Her parents weren’t dead for nothing.
Gem was alive and she was angry.
Revenge could tear a person out from the outside, rage leaving a person boiling from within. But it was also explosive and would destroy everything in its path.
Nothing could stop Gem’s anger, and nothing could stop her from killing the watchers.
Gem walked, and walked, the night sky above her. She would wonder in the future whether something, someone, greater then her, greater then the watchers had looked down and hidden her. There were few explanations for the way she managed to hide, even consumed in a fire of grief and anger and loss, a fire no twelve-year-old should have had to face alone.
But either way, she made it underground. She his in the darkest corner of the southern city, sheltered by the hundreds of other tortured souls around her. She couldn’t sleep in the night, the darkness of the day lingering over her like a storm cloud. The cobblestone was rough underneath her, and she felt so exposed alone in the alleyway.
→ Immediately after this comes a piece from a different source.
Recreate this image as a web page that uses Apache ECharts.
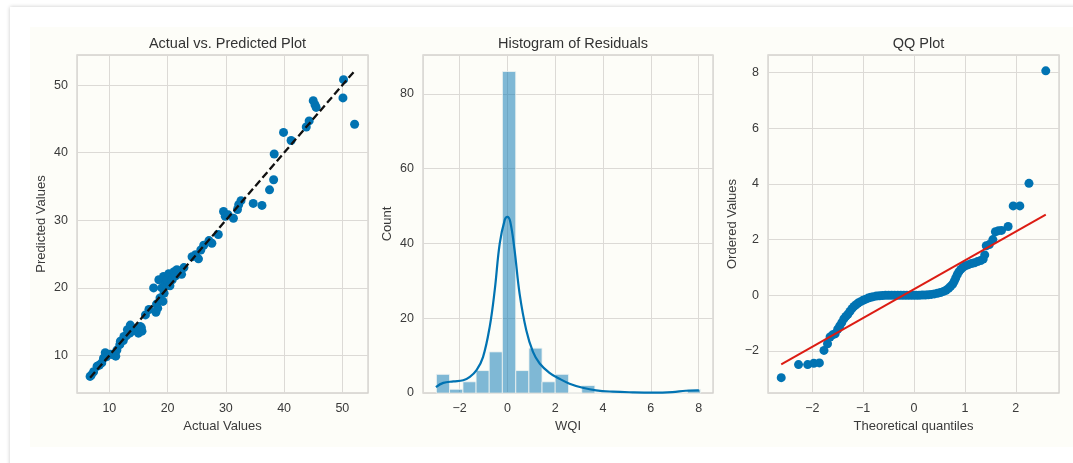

Eventually, the sun was reborn over the horizon once again, and trickles of light scattered the alley she had chosen to take refuge in. Gem stood, with the few belongings her parents had forced her to carry. She walked away from her temporary bed, the rough surface that had scratched her as the moon made her journey through the sky. Gem walked towards the centre of the city, out of the path of the building that had blocked the sun as it rose over the earth.
Gem stepped into the light and life began again.
Nothing was the same in the city that watched over her, and yet nothing had changed.